Records from a dataset:
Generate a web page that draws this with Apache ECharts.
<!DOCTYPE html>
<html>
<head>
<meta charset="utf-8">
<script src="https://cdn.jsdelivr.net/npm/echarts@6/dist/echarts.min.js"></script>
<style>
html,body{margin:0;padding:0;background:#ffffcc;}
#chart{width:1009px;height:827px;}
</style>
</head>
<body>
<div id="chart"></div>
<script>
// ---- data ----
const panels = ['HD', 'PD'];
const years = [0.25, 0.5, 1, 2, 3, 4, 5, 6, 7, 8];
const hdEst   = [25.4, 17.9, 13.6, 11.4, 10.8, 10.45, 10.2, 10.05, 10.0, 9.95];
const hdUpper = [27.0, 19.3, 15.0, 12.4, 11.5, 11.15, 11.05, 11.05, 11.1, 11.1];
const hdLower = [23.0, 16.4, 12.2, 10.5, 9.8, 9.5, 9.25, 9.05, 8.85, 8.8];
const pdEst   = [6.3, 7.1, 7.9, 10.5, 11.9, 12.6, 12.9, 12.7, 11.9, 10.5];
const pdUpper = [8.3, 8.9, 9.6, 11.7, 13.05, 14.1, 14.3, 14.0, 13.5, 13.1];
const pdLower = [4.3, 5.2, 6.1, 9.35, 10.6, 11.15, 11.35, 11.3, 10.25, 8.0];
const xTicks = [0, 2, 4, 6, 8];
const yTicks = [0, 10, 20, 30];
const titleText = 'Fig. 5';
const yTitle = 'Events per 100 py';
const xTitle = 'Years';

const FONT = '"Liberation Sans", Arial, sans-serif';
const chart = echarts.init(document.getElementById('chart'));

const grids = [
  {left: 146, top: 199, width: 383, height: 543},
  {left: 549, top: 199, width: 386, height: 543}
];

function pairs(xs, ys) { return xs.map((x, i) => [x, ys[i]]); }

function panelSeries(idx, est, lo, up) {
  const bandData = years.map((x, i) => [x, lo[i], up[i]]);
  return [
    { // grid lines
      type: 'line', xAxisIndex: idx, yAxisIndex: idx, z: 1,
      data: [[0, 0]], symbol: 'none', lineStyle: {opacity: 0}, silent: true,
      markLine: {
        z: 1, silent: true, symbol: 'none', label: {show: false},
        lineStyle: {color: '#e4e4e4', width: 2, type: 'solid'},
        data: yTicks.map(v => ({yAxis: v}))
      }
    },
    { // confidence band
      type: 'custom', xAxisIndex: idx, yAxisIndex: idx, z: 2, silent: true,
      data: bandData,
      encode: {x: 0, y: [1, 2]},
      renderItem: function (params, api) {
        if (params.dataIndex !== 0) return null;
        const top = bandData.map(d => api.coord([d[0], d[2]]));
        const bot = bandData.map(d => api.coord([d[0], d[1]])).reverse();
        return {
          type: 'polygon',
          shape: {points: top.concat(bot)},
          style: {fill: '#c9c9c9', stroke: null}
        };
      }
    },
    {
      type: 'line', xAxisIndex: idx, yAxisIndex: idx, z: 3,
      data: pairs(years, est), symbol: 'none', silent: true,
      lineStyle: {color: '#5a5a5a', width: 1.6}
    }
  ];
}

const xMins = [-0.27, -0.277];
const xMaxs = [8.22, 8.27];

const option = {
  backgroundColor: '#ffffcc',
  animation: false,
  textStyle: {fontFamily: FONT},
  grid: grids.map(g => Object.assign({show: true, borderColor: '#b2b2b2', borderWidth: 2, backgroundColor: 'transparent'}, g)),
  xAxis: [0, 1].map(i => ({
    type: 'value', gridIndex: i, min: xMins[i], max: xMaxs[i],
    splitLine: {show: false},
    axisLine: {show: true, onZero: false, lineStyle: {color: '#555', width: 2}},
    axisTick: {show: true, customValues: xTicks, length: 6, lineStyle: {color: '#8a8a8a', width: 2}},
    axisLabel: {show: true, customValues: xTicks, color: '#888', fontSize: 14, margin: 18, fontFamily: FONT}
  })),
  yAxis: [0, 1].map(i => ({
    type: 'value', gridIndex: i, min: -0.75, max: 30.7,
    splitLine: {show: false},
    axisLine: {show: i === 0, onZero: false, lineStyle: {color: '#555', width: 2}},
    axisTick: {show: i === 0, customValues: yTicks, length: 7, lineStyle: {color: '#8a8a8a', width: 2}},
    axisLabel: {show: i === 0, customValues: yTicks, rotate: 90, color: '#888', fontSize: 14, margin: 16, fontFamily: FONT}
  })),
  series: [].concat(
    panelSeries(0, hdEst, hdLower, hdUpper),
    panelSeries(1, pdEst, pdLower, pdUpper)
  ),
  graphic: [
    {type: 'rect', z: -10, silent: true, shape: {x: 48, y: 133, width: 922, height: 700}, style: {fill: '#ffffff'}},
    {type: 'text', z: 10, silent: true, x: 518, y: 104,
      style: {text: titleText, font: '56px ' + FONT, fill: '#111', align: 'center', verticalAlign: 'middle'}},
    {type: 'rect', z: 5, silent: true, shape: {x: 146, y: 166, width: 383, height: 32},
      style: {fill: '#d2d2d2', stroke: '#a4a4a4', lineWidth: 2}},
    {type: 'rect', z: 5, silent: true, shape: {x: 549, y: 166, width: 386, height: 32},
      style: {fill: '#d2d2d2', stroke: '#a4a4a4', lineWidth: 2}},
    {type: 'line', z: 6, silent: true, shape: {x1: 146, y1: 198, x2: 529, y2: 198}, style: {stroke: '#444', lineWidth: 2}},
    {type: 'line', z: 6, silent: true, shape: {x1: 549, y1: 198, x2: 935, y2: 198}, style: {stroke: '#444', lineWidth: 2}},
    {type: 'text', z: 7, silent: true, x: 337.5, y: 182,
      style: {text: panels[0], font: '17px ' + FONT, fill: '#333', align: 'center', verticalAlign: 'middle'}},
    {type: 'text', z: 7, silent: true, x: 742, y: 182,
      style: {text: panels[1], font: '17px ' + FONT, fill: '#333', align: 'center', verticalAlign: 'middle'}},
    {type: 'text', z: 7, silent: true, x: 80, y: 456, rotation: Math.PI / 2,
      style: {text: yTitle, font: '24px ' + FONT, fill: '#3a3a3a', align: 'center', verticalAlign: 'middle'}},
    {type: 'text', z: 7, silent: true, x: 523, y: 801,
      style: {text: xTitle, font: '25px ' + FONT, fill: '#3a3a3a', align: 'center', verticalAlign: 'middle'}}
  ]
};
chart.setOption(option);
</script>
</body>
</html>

--

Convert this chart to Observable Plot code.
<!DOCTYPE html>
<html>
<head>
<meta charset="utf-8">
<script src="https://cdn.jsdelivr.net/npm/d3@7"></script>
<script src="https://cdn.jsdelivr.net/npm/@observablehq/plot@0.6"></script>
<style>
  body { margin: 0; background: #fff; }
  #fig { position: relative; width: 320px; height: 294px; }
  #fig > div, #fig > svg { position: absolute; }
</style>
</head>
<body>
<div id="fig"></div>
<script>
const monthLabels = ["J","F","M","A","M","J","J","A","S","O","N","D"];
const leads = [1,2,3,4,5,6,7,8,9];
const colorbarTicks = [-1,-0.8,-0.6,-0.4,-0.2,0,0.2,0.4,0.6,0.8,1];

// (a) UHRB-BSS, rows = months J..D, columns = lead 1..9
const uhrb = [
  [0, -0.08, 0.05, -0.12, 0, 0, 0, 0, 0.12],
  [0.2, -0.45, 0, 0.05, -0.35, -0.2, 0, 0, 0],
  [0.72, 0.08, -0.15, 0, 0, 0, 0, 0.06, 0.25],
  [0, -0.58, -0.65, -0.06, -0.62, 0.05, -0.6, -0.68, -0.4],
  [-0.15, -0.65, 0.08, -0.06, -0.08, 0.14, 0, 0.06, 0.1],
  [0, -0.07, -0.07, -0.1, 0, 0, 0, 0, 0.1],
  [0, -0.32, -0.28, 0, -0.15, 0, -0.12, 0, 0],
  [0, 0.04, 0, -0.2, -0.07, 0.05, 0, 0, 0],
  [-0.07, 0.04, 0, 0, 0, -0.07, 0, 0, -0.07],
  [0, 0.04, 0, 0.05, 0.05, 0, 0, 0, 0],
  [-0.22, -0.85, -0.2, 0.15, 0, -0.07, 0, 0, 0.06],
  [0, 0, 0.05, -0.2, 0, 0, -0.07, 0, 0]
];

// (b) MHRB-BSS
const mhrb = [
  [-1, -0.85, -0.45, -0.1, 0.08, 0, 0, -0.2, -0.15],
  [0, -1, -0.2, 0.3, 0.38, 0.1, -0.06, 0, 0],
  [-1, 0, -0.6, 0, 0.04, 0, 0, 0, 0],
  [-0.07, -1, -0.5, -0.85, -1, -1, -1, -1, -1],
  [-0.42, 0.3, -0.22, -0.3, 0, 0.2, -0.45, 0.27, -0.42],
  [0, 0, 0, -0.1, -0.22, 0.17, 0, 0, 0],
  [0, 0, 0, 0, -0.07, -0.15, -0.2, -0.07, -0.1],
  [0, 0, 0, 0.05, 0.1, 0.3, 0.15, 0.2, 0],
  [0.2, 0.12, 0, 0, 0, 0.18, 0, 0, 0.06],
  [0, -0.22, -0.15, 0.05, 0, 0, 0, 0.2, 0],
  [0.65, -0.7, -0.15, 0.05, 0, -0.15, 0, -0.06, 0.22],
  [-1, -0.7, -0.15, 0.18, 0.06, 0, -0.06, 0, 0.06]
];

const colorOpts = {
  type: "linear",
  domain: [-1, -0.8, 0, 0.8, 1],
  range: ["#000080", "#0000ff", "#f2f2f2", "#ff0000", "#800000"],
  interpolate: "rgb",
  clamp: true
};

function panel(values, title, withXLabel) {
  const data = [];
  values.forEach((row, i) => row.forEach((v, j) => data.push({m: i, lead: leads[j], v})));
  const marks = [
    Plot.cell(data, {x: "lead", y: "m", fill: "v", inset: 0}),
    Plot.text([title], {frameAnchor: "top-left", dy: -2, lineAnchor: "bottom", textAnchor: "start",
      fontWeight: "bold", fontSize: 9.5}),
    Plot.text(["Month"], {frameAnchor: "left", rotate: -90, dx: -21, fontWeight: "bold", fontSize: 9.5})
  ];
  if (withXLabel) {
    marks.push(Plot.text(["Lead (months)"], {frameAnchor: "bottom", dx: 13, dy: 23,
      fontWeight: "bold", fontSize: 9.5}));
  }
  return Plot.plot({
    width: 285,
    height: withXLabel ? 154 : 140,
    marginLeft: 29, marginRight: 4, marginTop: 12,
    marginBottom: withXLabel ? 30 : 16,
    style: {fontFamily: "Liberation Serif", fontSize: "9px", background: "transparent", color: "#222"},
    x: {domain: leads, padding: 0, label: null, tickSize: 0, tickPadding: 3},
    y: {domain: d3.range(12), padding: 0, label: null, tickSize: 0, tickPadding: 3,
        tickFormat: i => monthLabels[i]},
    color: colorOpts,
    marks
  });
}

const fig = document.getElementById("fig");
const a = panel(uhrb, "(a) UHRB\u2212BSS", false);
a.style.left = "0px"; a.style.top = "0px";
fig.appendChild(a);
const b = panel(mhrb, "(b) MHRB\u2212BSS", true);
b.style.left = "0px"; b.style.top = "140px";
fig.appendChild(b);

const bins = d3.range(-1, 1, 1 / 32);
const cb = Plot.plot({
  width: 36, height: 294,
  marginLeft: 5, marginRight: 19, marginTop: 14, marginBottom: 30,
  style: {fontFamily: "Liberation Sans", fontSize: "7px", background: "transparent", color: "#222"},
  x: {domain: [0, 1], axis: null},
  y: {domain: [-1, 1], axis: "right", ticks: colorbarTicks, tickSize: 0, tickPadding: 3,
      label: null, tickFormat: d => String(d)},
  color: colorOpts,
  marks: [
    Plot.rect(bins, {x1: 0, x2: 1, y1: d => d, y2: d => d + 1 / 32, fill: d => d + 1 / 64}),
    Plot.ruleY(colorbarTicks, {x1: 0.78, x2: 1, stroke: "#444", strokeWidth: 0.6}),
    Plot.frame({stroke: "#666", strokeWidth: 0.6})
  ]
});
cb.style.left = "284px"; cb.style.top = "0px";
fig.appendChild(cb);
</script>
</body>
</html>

* * *

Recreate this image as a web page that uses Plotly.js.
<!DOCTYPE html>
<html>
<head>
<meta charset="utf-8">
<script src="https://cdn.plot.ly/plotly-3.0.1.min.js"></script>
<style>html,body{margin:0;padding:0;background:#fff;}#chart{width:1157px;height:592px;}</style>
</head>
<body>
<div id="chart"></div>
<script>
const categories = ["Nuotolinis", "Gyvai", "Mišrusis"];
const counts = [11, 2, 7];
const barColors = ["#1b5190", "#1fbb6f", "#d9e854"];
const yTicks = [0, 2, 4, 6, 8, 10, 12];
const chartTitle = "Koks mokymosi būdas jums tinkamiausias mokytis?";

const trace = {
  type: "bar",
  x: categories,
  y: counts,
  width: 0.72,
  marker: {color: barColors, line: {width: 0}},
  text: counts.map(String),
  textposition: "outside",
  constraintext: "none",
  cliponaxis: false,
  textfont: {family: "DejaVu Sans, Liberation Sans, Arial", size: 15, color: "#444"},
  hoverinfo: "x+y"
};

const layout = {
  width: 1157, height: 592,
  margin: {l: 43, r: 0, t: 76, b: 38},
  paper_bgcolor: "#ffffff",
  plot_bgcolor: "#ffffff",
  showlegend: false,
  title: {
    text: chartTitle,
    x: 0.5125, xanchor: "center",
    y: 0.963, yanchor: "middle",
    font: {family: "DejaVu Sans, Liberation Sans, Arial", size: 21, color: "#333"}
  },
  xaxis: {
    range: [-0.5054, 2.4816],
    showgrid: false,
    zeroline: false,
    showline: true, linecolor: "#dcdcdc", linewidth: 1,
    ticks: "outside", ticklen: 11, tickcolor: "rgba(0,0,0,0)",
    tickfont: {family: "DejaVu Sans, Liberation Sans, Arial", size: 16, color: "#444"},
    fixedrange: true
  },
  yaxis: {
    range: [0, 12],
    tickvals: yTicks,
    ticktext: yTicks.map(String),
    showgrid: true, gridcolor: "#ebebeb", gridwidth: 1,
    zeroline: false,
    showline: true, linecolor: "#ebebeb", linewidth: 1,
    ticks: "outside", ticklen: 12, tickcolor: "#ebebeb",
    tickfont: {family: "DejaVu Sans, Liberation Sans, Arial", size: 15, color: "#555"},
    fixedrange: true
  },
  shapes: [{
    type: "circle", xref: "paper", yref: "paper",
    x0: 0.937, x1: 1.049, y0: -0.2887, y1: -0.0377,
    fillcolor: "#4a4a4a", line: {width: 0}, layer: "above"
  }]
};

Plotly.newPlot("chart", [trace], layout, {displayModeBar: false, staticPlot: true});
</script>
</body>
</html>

Task directions:
Your task is to give again the lines from the one containing "Recreate this image" to the one containing "mokymosi būdas jums", both lines included, exactly and without anything added.

Written solution:
Recreate this image as a web page that uses Plotly.js.
<!DOCTYPE html>
<html>
<head>
<meta charset="utf-8">
<script src="https://cdn.plot.ly/plotly-3.0.1.min.js"></script>
<style>html,body{margin:0;padding:0;background:#fff;}#chart{width:1157px;height:592px;}</style>
</head>
<body>
<div id="chart"></div>
<script>
const categories = ["Nuotolinis", "Gyvai", "Mišrusis"];
const counts = [11, 2, 7];
const barColors = ["#1b5190", "#1fbb6f", "#d9e854"];
const yTicks = [0, 2, 4, 6, 8, 10, 12];
const chartTitle = "Koks mokymosi būdas jums tinkamiausias mokytis?";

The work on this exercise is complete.